■ **Stored items from a collection**:
|---|
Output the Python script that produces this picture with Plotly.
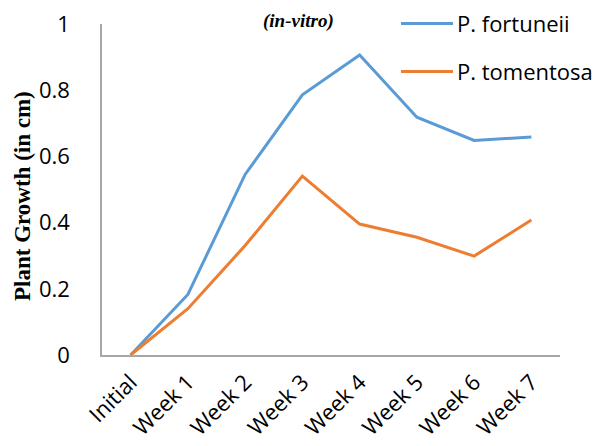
import plotly.graph_objects as go

categories = ["Initial", "Week 1", "Week 2", "Week 3", "Week 4", "Week 5", "Week 6", "Week 7"]
fortuneii = [0.0, 0.183, 0.546, 0.787, 0.907, 0.719, 0.649, 0.659]
tomentosa = [0.0, 0.140, 0.331, 0.541, 0.396, 0.356, 0.299, 0.408]
series_names = ["P. fortuneii", "P. tomentosa"]
colors = ["#5B9BD5", "#ED7D31"]
y_ticks = [0, 0.2, 0.4, 0.6, 0.8, 1]
y_tick_text = ["0", "0.2", "0.4", "0.6", "0.8", "1"]

# page body has an 8px margin; figure drawn to fill the rest of the window
OFF = 8
W, H = 605 - OFF, 446 - OFF
L, T = 102 - OFF, 24 - OFF
R = W - (560 - OFF)
B = H - (355 - OFF)
pw, ph = W - L - R, H - T - B

def px_x(p):
    return (p - OFF - L) / pw

def px_y(p):
    return (H - B - (p - OFF)) / ph

fig = go.Figure()
for name, vals, col in zip(series_names, [fortuneii, tomentosa], colors):
    fig.add_trace(go.Scatter(x=categories, y=vals, mode="lines", name=name,
                             line=dict(color=col, width=3), showlegend=False))

tick_font = dict(family="Open Sans", size=22, color="#000000")
xtick_font = dict(family="Open Sans", size=22, color="#000000")
legend_font = dict(family="Open Sans", size=22, color="#000000")

# manual legend
leg_y = [23.5, 71.5]
shapes = []
annotations = []
for name, col, yy in zip(series_names, colors, leg_y):
    shapes.append(dict(type="line", xref="paper", yref="paper",
                       x0=px_x(401), x1=px_x(453), y0=px_y(yy), y1=px_y(yy),
                       line=dict(color=col, width=3)))
    annotations.append(dict(text=name, xref="paper", yref="paper",
                            x=px_x(455), y=px_y(yy), xanchor="left", yanchor="middle",
                            showarrow=False, font=legend_font))

annotations.append(dict(text="<b><i>(in-vitro)</i></b>", xref="paper", yref="paper",
                        x=px_x(298), y=px_y(OFF), xanchor="center", yanchor="top",
                        showarrow=False,
                        font=dict(family="Liberation Serif", size=19, color="#000000")))
annotations.append(dict(text="<b>Plant Growth (in cm)</b>", xref="paper", yref="paper",
                        x=px_x(22), y=px_y(196), xanchor="center", yanchor="middle",
                        textangle=-90, showarrow=False,
                        font=dict(family="Liberation Serif", size=23, color="#000000")))

fig.update_layout(
    width=W, height=H,
    margin=dict(l=L, r=R, t=T, b=B, pad=0),
    paper_bgcolor="white", plot_bgcolor="white",
    shapes=shapes, annotations=annotations,
    showlegend=False,
)
fig.update_xaxes(type="category", range=[-0.5, 7.5], showgrid=False,
                 showline=True, linecolor="#A6A6A6", linewidth=1.5,
                 ticks="", tickangle=-45, tickfont=xtick_font, zeroline=False,
                 ticklabelstandoff=4, automargin=False)
fig.update_yaxes(range=[0, 1.001], tickvals=y_ticks, ticktext=y_tick_text, showgrid=False,
                 showline=True, linecolor="#A6A6A6", linewidth=1.5,
                 ticks="", tickfont=tick_font, zeroline=False,
                 ticklabelstandoff=26, ticklabeloverflow="allow", automargin=False)

fig.write_html("out.html")
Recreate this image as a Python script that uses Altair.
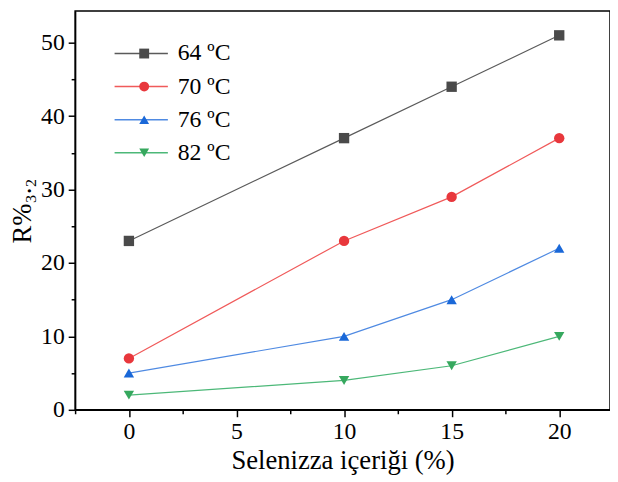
import altair as alt
import pandas as pd

x_vals = [0, 10, 15, 20]
series_names = ["64 ºC", "70 ºC", "76 ºC", "82 ºC"]
s64 = [23, 37, 44, 51]
s70 = [7, 23, 29, 37]
s76 = [5, 10, 15, 22]
s82 = [2, 4, 6, 10]

point_colors = ["#4a4a4a", "#e8373c", "#1a68d8", "#36a85e"]
line_colors = ["#5a5a5a", "#f05a5a", "#4f8ae2", "#4cb878"]
shapes = ["square", "circle", "triangle-up", "triangle-down"]

# point layer uses a separate key so its legend is not merged with the line legend
point_keys = [n + " " for n in series_names]

rows = []
for name, key, vals in zip(series_names, point_keys, [s64, s70, s76, s82]):
    for xv, yv in zip(x_vals, vals):
        rows.append({"x": xv, "y": yv, "series": name, "series2": key})
df = pd.DataFrame(rows)

FONT = "Liberation Serif"
x_ticks = [-2.5, 0, 2.5, 5, 7.5, 10, 12.5, 15, 17.5, 20]
y_ticks = [0, 5, 10, 15, 20, 25, 30, 35, 40, 45, 50]

x_enc = alt.X(
    "x:Q",
    scale=alt.Scale(domain=[-2.5, 22.36], nice=False, zero=False),
    axis=alt.Axis(
        title="Selenizza içeriği (%)",
        values=x_ticks,
        labelExpr="datum.value % 5 == 0 ? datum.label : ''",
        tickSize={"condition": {"test": "datum.value % 5 == 0", "value": 7}, "value": 4},
        grid=False,
        labelFont=FONT, labelFontSize=24, labelColor="black", labelPadding=3,
        titleFont=FONT, titleFontSize=27, titleFontWeight="normal", titleColor="black",
        titlePadding=4,
        domainColor="black", domainWidth=1.5, tickColor="black", tickWidth=1.5,
    ),
)
y_enc = alt.Y(
    "y:Q",
    scale=alt.Scale(domain=[0, 54.3], nice=False),
    axis=alt.Axis(
        title="R%₃.₂",
        values=y_ticks,
        labelExpr="datum.value % 10 == 0 ? datum.label : ''",
        tickSize={"condition": {"test": "datum.value % 10 == 0", "value": 7}, "value": 4},
        grid=False,
        labelFont=FONT, labelFontSize=24, labelColor="black", labelPadding=4,
        titleFont=FONT, titleFontSize=27, titleFontWeight="normal", titleColor="black",
        titlePadding=4,
        domainColor="black", domainWidth=1.5, tickColor="black", tickWidth=1.5,
    ),
)

lines = alt.Chart(df).mark_line(strokeWidth=1.2).encode(
    x=x_enc,
    y=y_enc,
    stroke=alt.Stroke(
        "series:N",
        scale=alt.Scale(domain=series_names, range=line_colors),
        legend=alt.Legend(
            title=None, orient="none", legendX=55, legendY=31, padding=0,
            symbolType="M-3,0H3", symbolSize=324, symbolStrokeWidth=1.5,
            labelFont=FONT, labelFontSize=24, labelOpacity=0, labelOffset=24,
            rowPadding=9.5,
        ),
    ),
)

pt_legend = alt.Legend(
    title=None, orient="none", legendX=58, legendY=31, padding=0,
    symbolSize=100, symbolStrokeWidth=0, symbolOpacity=1,
    labelFont=FONT, labelFontSize=24, labelColor="black", labelOffset=22,
    rowPadding=9.5,
)
points = alt.Chart(df).mark_point(filled=True, size=110, opacity=1).encode(
    x=x_enc,
    y=y_enc,
    shape=alt.Shape("series2:N", scale=alt.Scale(domain=point_keys, range=shapes), legend=pt_legend),
    fill=alt.Fill("series2:N", scale=alt.Scale(domain=point_keys, range=point_colors), legend=pt_legend),
)

chart = alt.layer(lines, points).properties(
    width=542, height=404,
    autosize=alt.AutoSizeParams(type="none"),
    padding={"left": 68, "top": 0, "right": 0, "bottom": 70},
).configure_view(stroke="black", strokeWidth=1.5)

chart.save("out.html", embed_options={"renderer": "svg", "actions": False})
|---|
From the entries above, output every line exactly and omit any image.

■ **Expected output**:
Output the Python script that produces this picture with Plotly.
import plotly.graph_objects as go

categories = ["Initial", "Week 1", "Week 2", "Week 3", "Week 4", "Week 5", "Week 6", "Week 7"]
fortuneii = [0.0, 0.183, 0.546, 0.787, 0.907, 0.719, 0.649, 0.659]
tomentosa = [0.0, 0.140, 0.331, 0.541, 0.396, 0.356, 0.299, 0.408]
series_names = ["P. fortuneii", "P. tomentosa"]
colors = ["#5B9BD5", "#ED7D31"]
y_ticks = [0, 0.2, 0.4, 0.6, 0.8, 1]
y_tick_text = ["0", "0.2", "0.4", "0.6", "0.8", "1"]

# page body has an 8px margin; figure drawn to fill the rest of the window
OFF = 8
W, H = 605 - OFF, 446 - OFF
L, T = 102 - OFF, 24 - OFF
R = W - (560 - OFF)
B = H - (355 - OFF)
pw, ph = W - L - R, H - T - B

def px_x(p):
    return (p - OFF - L) / pw

def px_y(p):
    return (H - B - (p - OFF)) / ph

fig = go.Figure()
for name, vals, col in zip(series_names, [fortuneii, tomentosa], colors):
    fig.add_trace(go.Scatter(x=categories, y=vals, mode="lines", name=name,
                             line=dict(color=col, width=3), showlegend=False))

tick_font = dict(family="Open Sans", size=22, color="#000000")
xtick_font = dict(family="Open Sans", size=22, color="#000000")
legend_font = dict(family="Open Sans", size=22, color="#000000")

# manual legend
leg_y = [23.5, 71.5]
shapes = []
annotations = []
for name, col, yy in zip(series_names, colors, leg_y):
    shapes.append(dict(type="line", xref="paper", yref="paper",
                       x0=px_x(401), x1=px_x(453), y0=px_y(yy), y1=px_y(yy),
                       line=dict(color=col, width=3)))
    annotations.append(dict(text=name, xref="paper", yref="paper",
                            x=px_x(455), y=px_y(yy), xanchor="left", yanchor="middle",
                            showarrow=False, font=legend_font))

annotations.append(dict(text="<b><i>(in-vitro)</i></b>", xref="paper", yref="paper",
                        x=px_x(298), y=px_y(OFF), xanchor="center", yanchor="top",
                        showarrow=False,
                        font=dict(family="Liberation Serif", size=19, color="#000000")))
annotations.append(dict(text="<b>Plant Growth (in cm)</b>", xref="paper", yref="paper",
                        x=px_x(22), y=px_y(196), xanchor="center", yanchor="middle",
                        textangle=-90, showarrow=False,
                        font=dict(family="Liberation Serif", size=23, color="#000000")))

fig.update_layout(
    width=W, height=H,
    margin=dict(l=L, r=R, t=T, b=B, pad=0),
    paper_bgcolor="white", plot_bgcolor="white",
    shapes=shapes, annotations=annotations,
    showlegend=False,
)
fig.update_xaxes(type="category", range=[-0.5, 7.5], showgrid=False,
                 showline=True, linecolor="#A6A6A6", linewidth=1.5,
                 ticks="", tickangle=-45, tickfont=xtick_font, zeroline=False,
                 ticklabelstandoff=4, automargin=False)
fig.update_yaxes(range=[0, 1.001], tickvals=y_ticks, ticktext=y_tick_text, showgrid=False,
                 showline=True, linecolor="#A6A6A6", linewidth=1.5,
                 ticks="", tickfont=tick_font, zeroline=False,
                 ticklabelstandoff=26, ticklabeloverflow="allow", automargin=False)

fig.write_html("out.html")
Recreate this image as a Python script that uses Altair.
import altair as alt
import pandas as pd

x_vals = [0, 10, 15, 20]
series_names = ["64 ºC", "70 ºC", "76 ºC", "82 ºC"]
s64 = [23, 37, 44, 51]
s70 = [7, 23, 29, 37]
s76 = [5, 10, 15, 22]
s82 = [2, 4, 6, 10]

point_colors = ["#4a4a4a", "#e8373c", "#1a68d8", "#36a85e"]
line_colors = ["#5a5a5a", "#f05a5a", "#4f8ae2", "#4cb878"]
shapes = ["square", "circle", "triangle-up", "triangle-down"]

# point layer uses a separate key so its legend is not merged with the line legend
point_keys = [n + " " for n in series_names]

rows = []
for name, key, vals in zip(series_names, point_keys, [s64, s70, s76, s82]):
    for xv, yv in zip(x_vals, vals):
        rows.append({"x": xv, "y": yv, "series": name, "series2": key})
df = pd.DataFrame(rows)

FONT = "Liberation Serif"
x_ticks = [-2.5, 0, 2.5, 5, 7.5, 10, 12.5, 15, 17.5, 20]
y_ticks = [0, 5, 10, 15, 20, 25, 30, 35, 40, 45, 50]

x_enc = alt.X(
    "x:Q",
    scale=alt.Scale(domain=[-2.5, 22.36], nice=False, zero=False),
    axis=alt.Axis(
        title="Selenizza içeriği (%)",
        values=x_ticks,
        labelExpr="datum.value % 5 == 0 ? datum.label : ''",
        tickSize={"condition": {"test": "datum.value % 5 == 0", "value": 7}, "value": 4},
        grid=False,
        labelFont=FONT, labelFontSize=24, labelColor="black", labelPadding=3,
        titleFont=FONT, titleFontSize=27, titleFontWeight="normal", titleColor="black",
        titlePadding=4,
        domainColor="black", domainWidth=1.5, tickColor="black", tickWidth=1.5,
    ),
)
y_enc = alt.Y(
    "y:Q",
    scale=alt.Scale(domain=[0, 54.3], nice=False),
    axis=alt.Axis(
        title="R%₃.₂",
        values=y_ticks,
        labelExpr="datum.value % 10 == 0 ? datum.label : ''",
        tickSize={"condition": {"test": "datum.value % 10 == 0", "value": 7}, "value": 4},
        grid=False,
        labelFont=FONT, labelFontSize=24, labelColor="black", labelPadding=4,
        titleFont=FONT, titleFontSize=27, titleFontWeight="normal", titleColor="black",
        titlePadding=4,
        domainColor="black", domainWidth=1.5, tickColor="black", tickWidth=1.5,
    ),
)

lines = alt.Chart(df).mark_line(strokeWidth=1.2).encode(
    x=x_enc,
    y=y_enc,
    stroke=alt.Stroke(
        "series:N",
        scale=alt.Scale(domain=series_names, range=line_colors),
        legend=alt.Legend(
            title=None, orient="none", legendX=55, legendY=31, padding=0,
            symbolType="M-3,0H3", symbolSize=324, symbolStrokeWidth=1.5,
            labelFont=FONT, labelFontSize=24, labelOpacity=0, labelOffset=24,
            rowPadding=9.5,
        ),
    ),
)

pt_legend = alt.Legend(
    title=None, orient="none", legendX=58, legendY=31, padding=0,
    symbolSize=100, symbolStrokeWidth=0, symbolOpacity=1,
    labelFont=FONT, labelFontSize=24, labelColor="black", labelOffset=22,
    rowPadding=9.5,
)
points = alt.Chart(df).mark_point(filled=True, size=110, opacity=1).encode(
    x=x_enc,
    y=y_enc,
    shape=alt.Shape("series2:N", scale=alt.Scale(domain=point_keys, range=shapes), legend=pt_legend),
    fill=alt.Fill("series2:N", scale=alt.Scale(domain=point_keys, range=point_colors), legend=pt_legend),
)

chart = alt.layer(lines, points).properties(
    width=542, height=404,
    autosize=alt.AutoSizeParams(type="none"),
    padding={"left": 68, "top": 0, "right": 0, "bottom": 70},
).configure_view(stroke="black", strokeWidth=1.5)

chart.save("out.html", embed_options={"renderer": "svg", "actions": False})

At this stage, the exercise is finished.